--- start of RECORDED INFORMATION ---
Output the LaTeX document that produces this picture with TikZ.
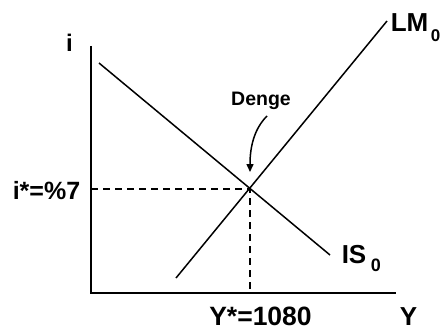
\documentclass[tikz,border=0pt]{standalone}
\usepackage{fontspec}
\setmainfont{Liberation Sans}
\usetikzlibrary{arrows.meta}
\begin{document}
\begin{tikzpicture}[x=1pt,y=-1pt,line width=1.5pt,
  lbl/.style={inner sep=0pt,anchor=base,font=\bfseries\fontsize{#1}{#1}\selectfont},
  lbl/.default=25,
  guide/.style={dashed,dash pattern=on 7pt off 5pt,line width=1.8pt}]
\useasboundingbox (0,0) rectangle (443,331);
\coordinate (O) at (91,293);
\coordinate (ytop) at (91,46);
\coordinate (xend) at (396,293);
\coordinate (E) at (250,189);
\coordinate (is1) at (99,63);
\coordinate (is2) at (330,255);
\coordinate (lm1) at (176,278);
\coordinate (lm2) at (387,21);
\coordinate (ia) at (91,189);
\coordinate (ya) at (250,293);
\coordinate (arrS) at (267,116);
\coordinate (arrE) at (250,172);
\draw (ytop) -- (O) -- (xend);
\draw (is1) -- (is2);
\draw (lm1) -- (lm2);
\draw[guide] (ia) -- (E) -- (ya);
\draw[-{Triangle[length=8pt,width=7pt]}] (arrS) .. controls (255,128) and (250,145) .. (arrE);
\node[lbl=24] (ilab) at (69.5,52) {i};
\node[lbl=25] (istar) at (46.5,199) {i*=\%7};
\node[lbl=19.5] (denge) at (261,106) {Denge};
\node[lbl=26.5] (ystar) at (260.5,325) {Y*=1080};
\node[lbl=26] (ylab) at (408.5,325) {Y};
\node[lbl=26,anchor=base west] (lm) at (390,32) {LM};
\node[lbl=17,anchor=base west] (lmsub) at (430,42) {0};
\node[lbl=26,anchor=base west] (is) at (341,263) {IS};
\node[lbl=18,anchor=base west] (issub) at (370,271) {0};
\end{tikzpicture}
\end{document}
--- end of RECORDED INFORMATION ---
WHAT YOU NEED TO DO
Reproduce the listing above exactly, excluding all pictures.

TASK RESPONSE
Output the LaTeX document that produces this picture with TikZ.
\documentclass[tikz,border=0pt]{standalone}
\usepackage{fontspec}
\setmainfont{Liberation Sans}
\usetikzlibrary{arrows.meta}
\begin{document}
\begin{tikzpicture}[x=1pt,y=-1pt,line width=1.5pt,
  lbl/.style={inner sep=0pt,anchor=base,font=\bfseries\fontsize{#1}{#1}\selectfont},
  lbl/.default=25,
  guide/.style={dashed,dash pattern=on 7pt off 5pt,line width=1.8pt}]
\useasboundingbox (0,0) rectangle (443,331);
\coordinate (O) at (91,293);
\coordinate (ytop) at (91,46);
\coordinate (xend) at (396,293);
\coordinate (E) at (250,189);
\coordinate (is1) at (99,63);
\coordinate (is2) at (330,255);
\coordinate (lm1) at (176,278);
\coordinate (lm2) at (387,21);
\coordinate (ia) at (91,189);
\coordinate (ya) at (250,293);
\coordinate (arrS) at (267,116);
\coordinate (arrE) at (250,172);
\draw (ytop) -- (O) -- (xend);
\draw (is1) -- (is2);
\draw (lm1) -- (lm2);
\draw[guide] (ia) -- (E) -- (ya);
\draw[-{Triangle[length=8pt,width=7pt]}] (arrS) .. controls (255,128) and (250,145) .. (arrE);
\node[lbl=24] (ilab) at (69.5,52) {i};
\node[lbl=25] (istar) at (46.5,199) {i*=\%7};
\node[lbl=19.5] (denge) at (261,106) {Denge};
\node[lbl=26.5] (ystar) at (260.5,325) {Y*=1080};
\node[lbl=26] (ylab) at (408.5,325) {Y};
\node[lbl=26,anchor=base west] (lm) at (390,32) {LM};
\node[lbl=17,anchor=base west] (lmsub) at (430,42) {0};
\node[lbl=26,anchor=base west] (is) at (341,263) {IS};
\node[lbl=18,anchor=base west] (issub) at (370,271) {0};
\end{tikzpicture}
\end{document}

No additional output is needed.